UFC 165’s Roland Delorme: “I Don’t Know How to Give up”, Advantage Versus Caceres “Definitely on the Ground”
By Timothy Gilbert
Canadian native Roland Delorme has been shaped by a lifetime of combat. He grew up on the streets of Winnipeg, where fighting for his life became a common occurrence. Eventually his natural athleticism and affinity for conflict drew him to Judo, which, after winning the Canada World Games, would lead him to become a national champion.
Now, at the age of 29, with a 9-1 1NC professional fighting record, Delorme has been fighting for a living for almost five years. He is 3-0 1 NC in the UFC and, according to his record, has never been finished in his career.
Although he has fought in familiar territory before, Delorme’s last fight, against Edwin Figueroa, was in Winnipeg, the city he grew up in, something that he says held considerable weight on him.
“I’d rather not fight at home, I like fighting in other cities because I don’t know anybody. There are no distractions. I go out there I do my work and I leave, I get out of the cage and I go home,” he said.
While his upcoming match at UFC 165 against Alex Caceres will be Delorme’s third time fighting within Canadian borders, it takes more than just that to make him feel at home.
“I got to fight in Winnipeg where I was born and raised and where I was from” he said. “That was an amazing experience, and that was something that I could never recreate. It was something that brought the best out of me.”
Delorme has been victorious almost every time he has fought in Canada. The lone blemish on his UFC record, a no contest decision to Francisco Rivera on July 21 at UFC 149 in Calgary, is the only time Delorme failed to emerge victorious from the octagon.

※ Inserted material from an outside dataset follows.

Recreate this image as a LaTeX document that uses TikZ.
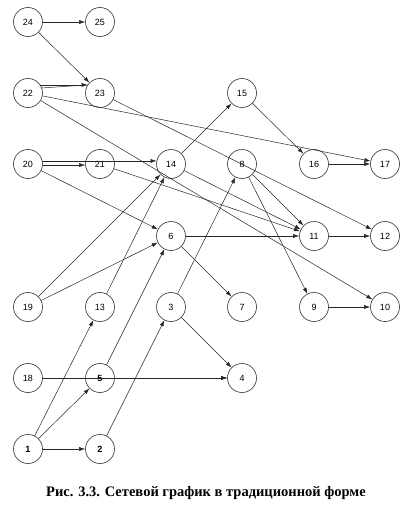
\documentclass[tikz,border=0pt]{standalone}
\usepackage{fontspec}
\setmainfont{Liberation Serif}
\newfontfamily\lsans{Liberation Sans}
\usetikzlibrary{arrows.meta}
\begin{document}
\begin{tikzpicture}[x=1pt,y=-1pt,
  ev/.style={circle,draw=black!80,line width=0.6pt,minimum size=29pt,inner sep=0pt,font=\lsans\fontsize{9}{10}\selectfont},
  evb/.style={ev,font=\lsans\bfseries\fontsize{9}{10}\selectfont},
  arr/.style={draw=black!85,line width=0.5pt,-{Latex[length=6pt,width=4pt]}},
  ln/.style={draw=black!85,line width=0.5pt}]
\useasboundingbox (0,0) rectangle (407,514);
% columns 28,100,171,242,314,385 ; rows 22,93,164,236,307,378,449
\node[ev] (n24) at (28,22) {24};
\node[ev] (n25) at (100,22) {25};
\node[ev] (n22) at (28,93) {22};
\node[ev] (n23) at (100,93) {23};
\node[ev] (n15) at (242,93) {15};
\node[ev] (n20) at (28,164) {20};
\node[ev] (n21) at (100,164) {21};
\node[ev] (n14) at (171,164) {14};
\node[ev] (n8) at (242,164) {8};
\node[ev] (n16) at (314,164) {16};
\node[ev] (n17) at (385,164) {17};
\node[ev] (n6) at (171,236) {6};
\node[ev] (n11) at (314,236) {11};
\node[ev] (n12) at (385,236) {12};
\node[ev] (n19) at (28,307) {19};
\node[ev] (n13) at (100,307) {13};
\node[ev] (n3) at (171,307) {3};
\node[ev] (n7) at (242,307) {7};
\node[ev] (n9) at (314,307) {9};
\node[ev] (n10) at (385,307) {10};
\node[ev] (n18) at (28,378) {18};
\node[evb] (n5) at (100,378) {5};
\node[ev] (n4) at (242,378) {4};
\node[evb] (n1) at (28,449) {1};
\node[evb] (n2) at (100,449) {2};
% connectors
\draw[arr] (n24) -- (n25);
\draw[arr] (n24) -- (n23);
\draw[arr] (n22.33) -- (n23.147);
\draw[ln] (n22.20) -- (n23.147);
\draw[arr] (n22) -- (n17);
\draw[arr] (n22) -- (n10);
\draw[arr] (n23) -- (n12);
\draw[arr] (n20.-4) -- (n21.184);
\draw[arr] (n20.12) -- (n14.168);
\draw[arr] (n20) -- (n6);
\draw[arr] (n21) -- (n11);
\draw[arr] (n14) -- (n15);
\draw[arr] (n14) -- (n11);
\draw[arr] (n15) -- (n16);
\draw[arr] (n16) -- (n17);
\draw[arr] (n8) -- (n11);
\draw[arr] (n8) -- (n9);
\draw[arr] (n11) -- (n12);
\draw[arr] (n6) -- (n11);
\draw[arr] (n6) -- (n7);
\draw[arr] (n19) -- (n14);
\draw[arr] (n19) -- (n6);
\draw[arr] (n13) -- (n14);
\draw[arr] (n3) -- (n8);
\draw[arr] (n3) -- (n4);
\draw[arr] (n9) -- (n10);
\draw[arr] (n18) -- (n4);
\draw[arr] (n5) -- (n4);
\draw[arr] (n5) -- (n6);
\draw[arr] (n1) -- (n13);
\draw[arr] (n1) -- (n5);
\draw[arr] (n1) -- (n2);
\draw[arr] (n2) -- (n3);
\node[font=\bfseries\fontsize{14.5}{16}\selectfont] (cap) at (206,493) {Рис. 3.3. Сетевой график в традиционной форме};
\end{tikzpicture}
\end{document}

It was also the first time he was stopped in his five-year career, a setback that can affect the mentality of any fighter.
“I felt like I was waiting to get knocked out in that fight,” he said.
And that’s exactly what happened.
“If I’m in a fight I’m going to show up and I’m going to fight. If I’m broken, if I’m hurt, if I’m sick, whatever the case is, I’m going to fight I don’t care.”
And while the match technically didn’t result in a loss on Delorme’s record, it was later turned from a knockout to a no contest after Rivera tested positive for a banned substance, it still instilled in him a new sense of drive.
“I’m better than how I looked in Calgary. I’m a better fighter than that. It gave me a reason to work harder, it gave me a reason to want to do better because I wanted to show everybody, and myself included, that I’m better than that.”
Something that he has prepared to do in this fight, coming mentally loaded with a strategy specialized around his upcoming opponent, Alex Caceres.
“I can’t let him dictate the distance of our fight. I think that’s definitely the key to victory,” he said. “I can’t let him dictate the distance, I can’t let him throw those kicks he likes to throw, I can’t let him do all those things he likes to do.”
He is also realistically aware of the abilities he brings to challenge Caceres.
“My advantage is definitely on the ground,” he said. “Getting there might be a b—h sometimes, and I might have to eat a few kicks to the face and knees to get him there but that’s something I’m prepared to do.”
The match, which is scheduled for September 21 in Toronto, Canada will also be Delorme’s second chance to show off his newly repaired arm.
“I don’t think I’m going to have any more issues with this arm. I think it’s totally safe now,” he said. “And hopefully the rest of my body stays the same.”
Delorme was training in Cyprus when he originally incurred the injury. He was grappling; showing others some moves, when the man he was working with nearly ended his career.
“I gave him my arm for a Kimura and I was super relaxed and super loose,” he said. “I was like showing him a move and he just ripped it off, just like tore it.”
He fought for two years with an arm that was severely impaired.
“I made it in the UFC fighting with a wrecked arm.”
In his first appearance since getting it surgically fixed, Delorme brawled his way to a unanimous decision victory over Edwin Figueroa.
He plans on keeping himself healthy through September 21.
“Now it feels fantastic. Now it doesn’t bother me.”
And even if Delorme is fully aware of the dangers he will face in Caceres, a well-rounded southpaw who brings an arsenal of unorthodox punches and kicks into the cage, he is upfront and honest about what he thinks sets him apart from Caceres’s previous opponents.
“My jiu-jitsu is good it’s not great. My wrestling is good it’s not great. My hands are good they’re not great,” he said. But, “I don’t how to quit. I don’t know how to quit.”
“I don’t know how to give up man. My whole life’s been like that.”